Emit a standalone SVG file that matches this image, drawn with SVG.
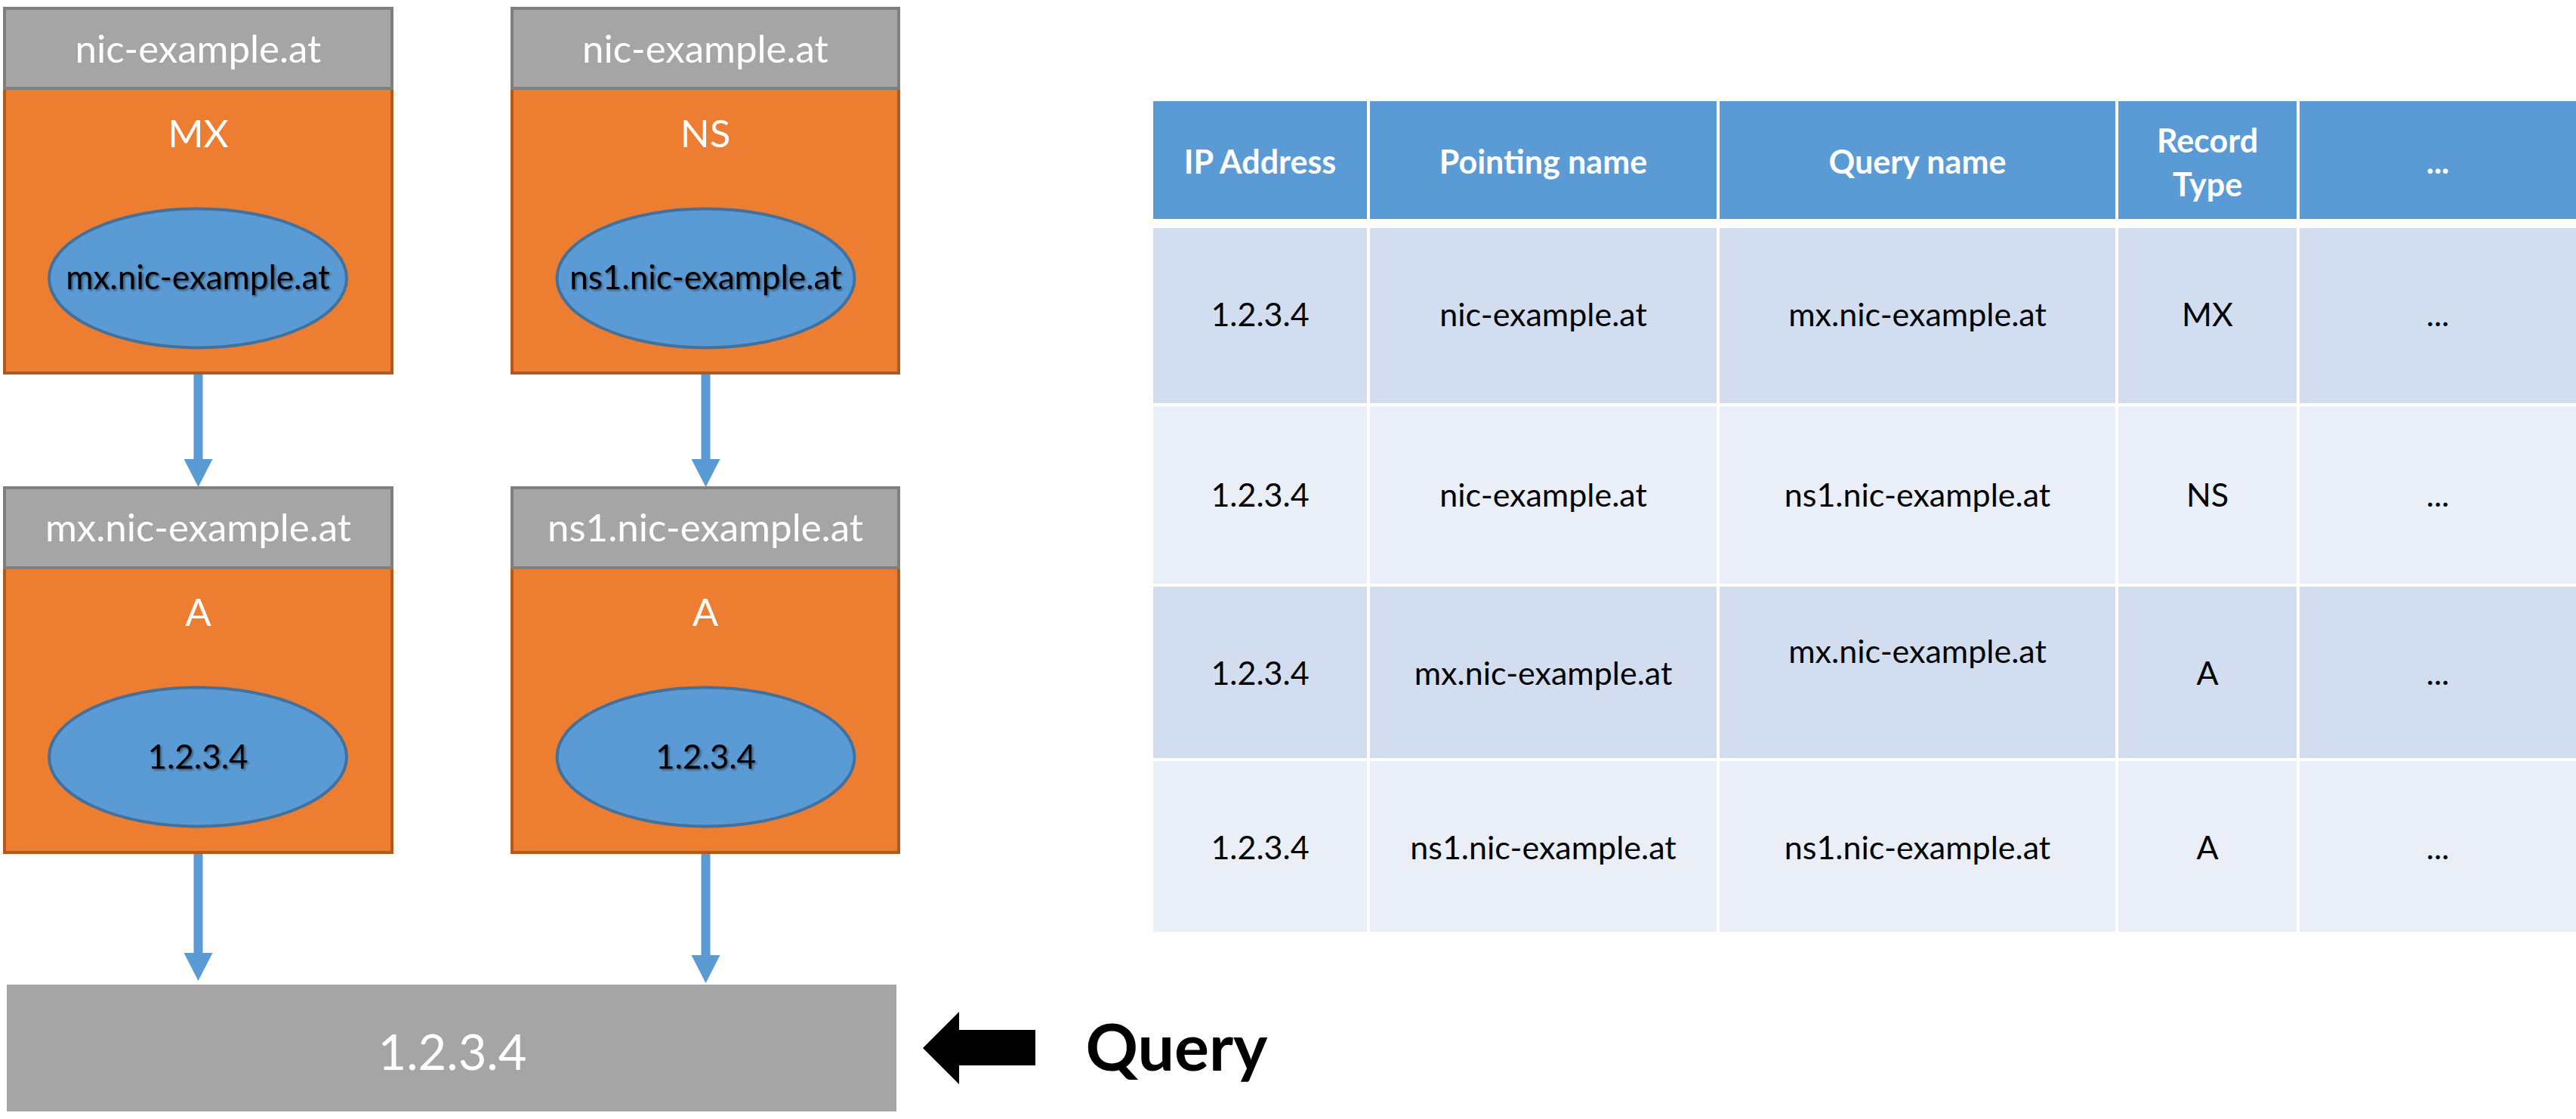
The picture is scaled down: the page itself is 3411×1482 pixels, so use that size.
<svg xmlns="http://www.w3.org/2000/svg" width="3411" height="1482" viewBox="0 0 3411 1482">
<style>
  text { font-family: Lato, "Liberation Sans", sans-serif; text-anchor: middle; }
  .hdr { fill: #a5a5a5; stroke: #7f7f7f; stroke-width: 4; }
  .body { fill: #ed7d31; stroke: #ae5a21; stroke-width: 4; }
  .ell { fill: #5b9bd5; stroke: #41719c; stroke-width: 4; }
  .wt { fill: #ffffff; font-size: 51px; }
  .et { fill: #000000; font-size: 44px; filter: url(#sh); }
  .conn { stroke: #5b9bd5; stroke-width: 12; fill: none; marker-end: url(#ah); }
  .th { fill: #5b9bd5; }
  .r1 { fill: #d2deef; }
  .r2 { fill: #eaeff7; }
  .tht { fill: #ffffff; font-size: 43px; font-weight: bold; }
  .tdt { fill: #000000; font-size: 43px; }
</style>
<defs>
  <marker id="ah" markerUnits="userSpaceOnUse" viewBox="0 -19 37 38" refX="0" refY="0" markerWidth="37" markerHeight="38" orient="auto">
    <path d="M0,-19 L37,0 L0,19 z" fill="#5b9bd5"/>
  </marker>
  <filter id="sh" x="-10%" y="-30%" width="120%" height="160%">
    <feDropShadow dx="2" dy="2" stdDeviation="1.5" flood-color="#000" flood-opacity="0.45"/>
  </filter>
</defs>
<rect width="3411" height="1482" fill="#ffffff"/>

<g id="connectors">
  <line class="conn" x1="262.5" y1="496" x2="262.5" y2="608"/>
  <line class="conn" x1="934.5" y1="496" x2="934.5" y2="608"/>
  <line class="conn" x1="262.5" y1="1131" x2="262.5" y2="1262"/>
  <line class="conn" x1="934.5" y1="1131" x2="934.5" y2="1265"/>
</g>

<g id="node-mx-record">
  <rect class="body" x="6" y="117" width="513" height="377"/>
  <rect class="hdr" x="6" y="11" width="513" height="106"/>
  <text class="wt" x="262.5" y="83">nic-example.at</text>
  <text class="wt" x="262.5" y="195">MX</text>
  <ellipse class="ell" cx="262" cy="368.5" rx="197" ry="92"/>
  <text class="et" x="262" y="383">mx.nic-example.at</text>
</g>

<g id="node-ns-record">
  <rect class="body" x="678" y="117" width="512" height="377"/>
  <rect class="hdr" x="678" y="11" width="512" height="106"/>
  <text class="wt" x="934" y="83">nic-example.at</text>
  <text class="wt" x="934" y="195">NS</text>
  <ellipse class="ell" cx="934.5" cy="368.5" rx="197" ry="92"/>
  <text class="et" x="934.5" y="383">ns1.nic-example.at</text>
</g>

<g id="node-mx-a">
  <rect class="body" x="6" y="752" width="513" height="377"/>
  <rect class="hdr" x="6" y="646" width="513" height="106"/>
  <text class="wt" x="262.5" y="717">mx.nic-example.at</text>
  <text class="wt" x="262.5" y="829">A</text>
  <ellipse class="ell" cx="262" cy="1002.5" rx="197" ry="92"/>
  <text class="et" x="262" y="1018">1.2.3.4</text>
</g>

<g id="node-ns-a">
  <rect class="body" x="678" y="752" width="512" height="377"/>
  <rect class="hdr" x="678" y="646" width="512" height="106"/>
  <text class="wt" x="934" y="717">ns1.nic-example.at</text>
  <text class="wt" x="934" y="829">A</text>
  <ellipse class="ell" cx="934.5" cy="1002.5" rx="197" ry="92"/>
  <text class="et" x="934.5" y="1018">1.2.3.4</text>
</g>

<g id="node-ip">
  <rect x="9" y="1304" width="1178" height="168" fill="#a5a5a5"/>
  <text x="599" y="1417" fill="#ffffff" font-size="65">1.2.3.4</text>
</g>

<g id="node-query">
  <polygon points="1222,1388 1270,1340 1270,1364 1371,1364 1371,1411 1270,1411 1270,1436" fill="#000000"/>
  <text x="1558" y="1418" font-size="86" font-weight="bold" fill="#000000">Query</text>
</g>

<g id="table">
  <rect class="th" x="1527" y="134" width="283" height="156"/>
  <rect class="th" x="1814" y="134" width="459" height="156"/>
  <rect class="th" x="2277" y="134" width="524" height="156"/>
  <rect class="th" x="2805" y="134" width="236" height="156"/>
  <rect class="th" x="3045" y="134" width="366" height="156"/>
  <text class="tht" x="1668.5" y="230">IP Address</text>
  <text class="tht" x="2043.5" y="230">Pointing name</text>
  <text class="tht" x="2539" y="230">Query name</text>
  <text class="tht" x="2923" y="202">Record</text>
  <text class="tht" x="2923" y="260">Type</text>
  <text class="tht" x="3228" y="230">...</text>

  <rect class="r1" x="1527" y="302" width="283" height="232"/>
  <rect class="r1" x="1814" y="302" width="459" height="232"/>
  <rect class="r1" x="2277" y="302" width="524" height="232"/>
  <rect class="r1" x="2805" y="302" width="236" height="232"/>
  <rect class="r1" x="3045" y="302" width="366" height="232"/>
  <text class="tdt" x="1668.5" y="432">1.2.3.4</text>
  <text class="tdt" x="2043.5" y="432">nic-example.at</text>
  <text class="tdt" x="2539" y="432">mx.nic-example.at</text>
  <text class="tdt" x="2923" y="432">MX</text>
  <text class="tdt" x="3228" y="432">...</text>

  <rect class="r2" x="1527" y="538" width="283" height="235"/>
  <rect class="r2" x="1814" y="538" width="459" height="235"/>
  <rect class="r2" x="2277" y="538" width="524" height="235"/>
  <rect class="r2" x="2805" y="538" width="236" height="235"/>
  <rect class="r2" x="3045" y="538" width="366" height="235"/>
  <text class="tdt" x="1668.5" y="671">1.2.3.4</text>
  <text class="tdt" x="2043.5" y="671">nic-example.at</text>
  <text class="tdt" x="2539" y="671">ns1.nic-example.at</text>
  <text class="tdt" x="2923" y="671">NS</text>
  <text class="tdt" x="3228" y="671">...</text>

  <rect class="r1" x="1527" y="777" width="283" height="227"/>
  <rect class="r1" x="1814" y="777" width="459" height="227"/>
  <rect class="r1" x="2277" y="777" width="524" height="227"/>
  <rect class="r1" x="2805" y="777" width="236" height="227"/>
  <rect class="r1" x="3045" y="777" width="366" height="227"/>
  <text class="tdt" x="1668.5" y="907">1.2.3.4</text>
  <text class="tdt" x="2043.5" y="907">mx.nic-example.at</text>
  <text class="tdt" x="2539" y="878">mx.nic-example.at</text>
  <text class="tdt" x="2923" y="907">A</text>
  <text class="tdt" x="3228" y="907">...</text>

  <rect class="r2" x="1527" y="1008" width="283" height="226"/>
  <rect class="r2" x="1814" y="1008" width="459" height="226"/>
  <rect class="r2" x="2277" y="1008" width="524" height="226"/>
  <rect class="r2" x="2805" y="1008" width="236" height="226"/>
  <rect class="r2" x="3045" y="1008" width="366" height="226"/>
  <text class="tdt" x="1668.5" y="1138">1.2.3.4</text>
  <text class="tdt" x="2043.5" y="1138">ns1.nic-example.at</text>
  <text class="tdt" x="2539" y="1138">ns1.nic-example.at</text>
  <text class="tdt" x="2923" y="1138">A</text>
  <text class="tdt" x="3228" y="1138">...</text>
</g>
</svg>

• [Exercise]
Do not include the images; transcribe the rest of the listing exactly.

• [Final result]
Emit a standalone SVG file that matches this image, drawn with SVG.
The picture is scaled down: the page itself is 3411×1482 pixels, so use that size.
<svg xmlns="http://www.w3.org/2000/svg" width="3411" height="1482" viewBox="0 0 3411 1482">
<style>
  text { font-family: Lato, "Liberation Sans", sans-serif; text-anchor: middle; }
  .hdr { fill: #a5a5a5; stroke: #7f7f7f; stroke-width: 4; }
  .body { fill: #ed7d31; stroke: #ae5a21; stroke-width: 4; }
  .ell { fill: #5b9bd5; stroke: #41719c; stroke-width: 4; }
  .wt { fill: #ffffff; font-size: 51px; }
  .et { fill: #000000; font-size: 44px; filter: url(#sh); }
  .conn { stroke: #5b9bd5; stroke-width: 12; fill: none; marker-end: url(#ah); }
  .th { fill: #5b9bd5; }
  .r1 { fill: #d2deef; }
  .r2 { fill: #eaeff7; }
  .tht { fill: #ffffff; font-size: 43px; font-weight: bold; }
  .tdt { fill: #000000; font-size: 43px; }
</style>
<defs>
  <marker id="ah" markerUnits="userSpaceOnUse" viewBox="0 -19 37 38" refX="0" refY="0" markerWidth="37" markerHeight="38" orient="auto">
    <path d="M0,-19 L37,0 L0,19 z" fill="#5b9bd5"/>
  </marker>
  <filter id="sh" x="-10%" y="-30%" width="120%" height="160%">
    <feDropShadow dx="2" dy="2" stdDeviation="1.5" flood-color="#000" flood-opacity="0.45"/>
  </filter>
</defs>
<rect width="3411" height="1482" fill="#ffffff"/>

<g id="connectors">
  <line class="conn" x1="262.5" y1="496" x2="262.5" y2="608"/>
  <line class="conn" x1="934.5" y1="496" x2="934.5" y2="608"/>
  <line class="conn" x1="262.5" y1="1131" x2="262.5" y2="1262"/>
  <line class="conn" x1="934.5" y1="1131" x2="934.5" y2="1265"/>
</g>

<g id="node-mx-record">
  <rect class="body" x="6" y="117" width="513" height="377"/>
  <rect class="hdr" x="6" y="11" width="513" height="106"/>
  <text class="wt" x="262.5" y="83">nic-example.at</text>
  <text class="wt" x="262.5" y="195">MX</text>
  <ellipse class="ell" cx="262" cy="368.5" rx="197" ry="92"/>
  <text class="et" x="262" y="383">mx.nic-example.at</text>
</g>

<g id="node-ns-record">
  <rect class="body" x="678" y="117" width="512" height="377"/>
  <rect class="hdr" x="678" y="11" width="512" height="106"/>
  <text class="wt" x="934" y="83">nic-example.at</text>
  <text class="wt" x="934" y="195">NS</text>
  <ellipse class="ell" cx="934.5" cy="368.5" rx="197" ry="92"/>
  <text class="et" x="934.5" y="383">ns1.nic-example.at</text>
</g>

<g id="node-mx-a">
  <rect class="body" x="6" y="752" width="513" height="377"/>
  <rect class="hdr" x="6" y="646" width="513" height="106"/>
  <text class="wt" x="262.5" y="717">mx.nic-example.at</text>
  <text class="wt" x="262.5" y="829">A</text>
  <ellipse class="ell" cx="262" cy="1002.5" rx="197" ry="92"/>
  <text class="et" x="262" y="1018">1.2.3.4</text>
</g>

<g id="node-ns-a">
  <rect class="body" x="678" y="752" width="512" height="377"/>
  <rect class="hdr" x="678" y="646" width="512" height="106"/>
  <text class="wt" x="934" y="717">ns1.nic-example.at</text>
  <text class="wt" x="934" y="829">A</text>
  <ellipse class="ell" cx="934.5" cy="1002.5" rx="197" ry="92"/>
  <text class="et" x="934.5" y="1018">1.2.3.4</text>
</g>

<g id="node-ip">
  <rect x="9" y="1304" width="1178" height="168" fill="#a5a5a5"/>
  <text x="599" y="1417" fill="#ffffff" font-size="65">1.2.3.4</text>
</g>

<g id="node-query">
  <polygon points="1222,1388 1270,1340 1270,1364 1371,1364 1371,1411 1270,1411 1270,1436" fill="#000000"/>
  <text x="1558" y="1418" font-size="86" font-weight="bold" fill="#000000">Query</text>
</g>

<g id="table">
  <rect class="th" x="1527" y="134" width="283" height="156"/>
  <rect class="th" x="1814" y="134" width="459" height="156"/>
  <rect class="th" x="2277" y="134" width="524" height="156"/>
  <rect class="th" x="2805" y="134" width="236" height="156"/>
  <rect class="th" x="3045" y="134" width="366" height="156"/>
  <text class="tht" x="1668.5" y="230">IP Address</text>
  <text class="tht" x="2043.5" y="230">Pointing name</text>
  <text class="tht" x="2539" y="230">Query name</text>
  <text class="tht" x="2923" y="202">Record</text>
  <text class="tht" x="2923" y="260">Type</text>
  <text class="tht" x="3228" y="230">...</text>

  <rect class="r1" x="1527" y="302" width="283" height="232"/>
  <rect class="r1" x="1814" y="302" width="459" height="232"/>
  <rect class="r1" x="2277" y="302" width="524" height="232"/>
  <rect class="r1" x="2805" y="302" width="236" height="232"/>
  <rect class="r1" x="3045" y="302" width="366" height="232"/>
  <text class="tdt" x="1668.5" y="432">1.2.3.4</text>
  <text class="tdt" x="2043.5" y="432">nic-example.at</text>
  <text class="tdt" x="2539" y="432">mx.nic-example.at</text>
  <text class="tdt" x="2923" y="432">MX</text>
  <text class="tdt" x="3228" y="432">...</text>

  <rect class="r2" x="1527" y="538" width="283" height="235"/>
  <rect class="r2" x="1814" y="538" width="459" height="235"/>
  <rect class="r2" x="2277" y="538" width="524" height="235"/>
  <rect class="r2" x="2805" y="538" width="236" height="235"/>
  <rect class="r2" x="3045" y="538" width="366" height="235"/>
  <text class="tdt" x="1668.5" y="671">1.2.3.4</text>
  <text class="tdt" x="2043.5" y="671">nic-example.at</text>
  <text class="tdt" x="2539" y="671">ns1.nic-example.at</text>
  <text class="tdt" x="2923" y="671">NS</text>
  <text class="tdt" x="3228" y="671">...</text>

  <rect class="r1" x="1527" y="777" width="283" height="227"/>
  <rect class="r1" x="1814" y="777" width="459" height="227"/>
  <rect class="r1" x="2277" y="777" width="524" height="227"/>
  <rect class="r1" x="2805" y="777" width="236" height="227"/>
  <rect class="r1" x="3045" y="777" width="366" height="227"/>
  <text class="tdt" x="1668.5" y="907">1.2.3.4</text>
  <text class="tdt" x="2043.5" y="907">mx.nic-example.at</text>
  <text class="tdt" x="2539" y="878">mx.nic-example.at</text>
  <text class="tdt" x="2923" y="907">A</text>
  <text class="tdt" x="3228" y="907">...</text>

  <rect class="r2" x="1527" y="1008" width="283" height="226"/>
  <rect class="r2" x="1814" y="1008" width="459" height="226"/>
  <rect class="r2" x="2277" y="1008" width="524" height="226"/>
  <rect class="r2" x="2805" y="1008" width="236" height="226"/>
  <rect class="r2" x="3045" y="1008" width="366" height="226"/>
  <text class="tdt" x="1668.5" y="1138">1.2.3.4</text>
  <text class="tdt" x="2043.5" y="1138">ns1.nic-example.at</text>
  <text class="tdt" x="2539" y="1138">ns1.nic-example.at</text>
  <text class="tdt" x="2923" y="1138">A</text>
  <text class="tdt" x="3228" y="1138">...</text>
</g>
</svg>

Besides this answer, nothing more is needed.